Ouvir com os olhos



Weslei Odair Orlandi


Tenho pensado na quantidade de artigos, livros, mensagens, folhetos, e-mails e jornais que lemos anualmente falando sobre temas espirituais. Só no meu endereço eletrônico recebo dezenas de textos todos os dias. Uma verdadeira invasão virtual. Eu que, confesso, sou um tanto quanto exagerado em minhas leituras, leio anualmente algumas milhares de páginas. Como papel aceita tudo, deparo-me às vezes com profundos mau gostos literários. Erros de gramática, ignorância em semântica, equívocos de interpretação (uma lástima hermenêutica) e heresias francamente assumidas sobejam por toda parte; mas também encontramos leitura de gosto apurado, é verdade.
Alguém disse que “somos o que lemos”. Concordo em partes, discordo em outras. Se de fato fossemos tudo aquilo que lemos, a raça humana bem poderia estar em outros patamares de civilização e vida transcendental. Aliás, Jesus não precisaria ter estabelecido o conhecido paradoxo no sermão da montanha sobre o “ouvinte” prudente e o insensato. Bastaria incentivar-nos a ler. Exemplo clássico de leitura improdutiva é a que muitos fazem da Bíblia. Lê-la simplesmente pelo fato de que é o Livro Sagrado dos cristãos não resulta em mudanças profundas. Alguns dos intelectuais mais profanos são profundos conhecedores das Sagradas Letras. Eugene Peterson afirma de maneira lúcida e precisa que “ler a Bíblia não é o mesmo que ouvir Deus. Um não está necessariamente ligado ao outro, embora se presuma muitas vezes que sim”. Ouvir e ler não são a mesma coisa. E aí começam as complicações. Muitos de nós lemos a Bíblia simplesmente pelo hábito evangélico ao qual fomos condicionados ou então pelo medo de não sermos religiosamente corretos. Nada mais que isso. Antigamente, antes da invenção da imprensa, os cristãos ouviam mais do que liam. João chegou a dizer: “Bem-aventurado aquele que lê (note o singular), e os que ouvem (note o plural) as palavras desta profecia, e guardam as coisas que nela estão escritas; porque o tempo está próximo”, Ap 1:3 – Versão Revista e Corrigida. Dessa forma, ouvidos atentos e treinados absorviam a mensagem com mais facilidade. Hoje, a oralidade quase foi extinta. Milhões de Bíblias e outros textos impressos substituíram a prática do ouvir. Tornamo-nos a cada dia reféns das letras e nem nos damos conta de que elas quase não estão transmitindo nada a nós. Como disse o Nobel de literatura José Saramago, sobrevoamos muito e não pousamos em quase nada.

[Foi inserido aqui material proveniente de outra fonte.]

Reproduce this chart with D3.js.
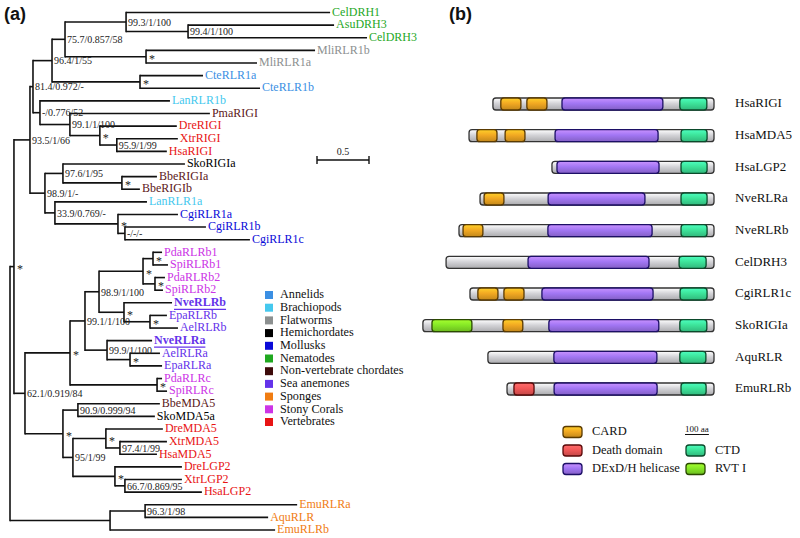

Ao divisarmos os limiares de 2009 gostaria de convidá-lo a uma retrospectiva para analisar o que lemos, o porquê lemos e quanto dessas leituras transformamos em verdades para nossas vidas. Se ao final de sua análise o diagnóstico apontar para um acúmulo de informação sem relação alguma com a prática diária de sua vida, não entre em pânico. Talvez você esteja sendo vítima do mal dos ouvidos que ouvem sem ouvir. Fique tranqüilo, o remédio para essa doença já foi descoberto. A maioria dos leitores de hoje tem sido vítima dessa endemia gritante. A bem da verdade, os resultados são quase sempre surpreendentes.
A desvalorização das letras como instrumento de Deus para falar conosco pode ser discutida, revertida e convertida novamente em verdade sine qua non. A proliferação dos recursos literários não deve ser vista apenas como um bem de consumo, mas principalmente como um jeito sutil e elegante de Deus gritar aos nossos ouvidos sua mensagem. Seguindo o raciocínio de Peterson “precisamos ler a bíblia não para encontrar bons sermões, mas para ouvir Deus”. Ele nos deu olhos para ver e ouvidos para ouvir. Uma vez que hoje lemos mais do que ouvimos então precisamos transformar nossos olhos em ouvidos, isto é, precisamos desentupir nosso coração e mente de todo lixo cultural, barulho intelectual, fofoca descartável e conversa suja, para de novo ouvir a voz do Senhor.
Precisamos voltar nossos olhos para a Palavra desafiando-nos a nós mesmos. William Shakeaspeare escreveu: “Oh, aprenda a ler o que o amor silencioso escreveu. Ouvir com os olhos é a maior sabedoria do amor”.
Qualquer cristão em sã consciência jamais irá contentar-se com a conclusão de que suas leituras (devocionais ou sistemáticas) não passaram de exercício mental. O mandamento que se refere a Deus não é LEIA, mas OUÇA. Ouça ao ouvir! Ouça ao ver! Ouça ao ler!
“Quem tem ouvidos para ouvir (e olhos para ler), que ouça”, Mc 4:9 – acréscimo meu.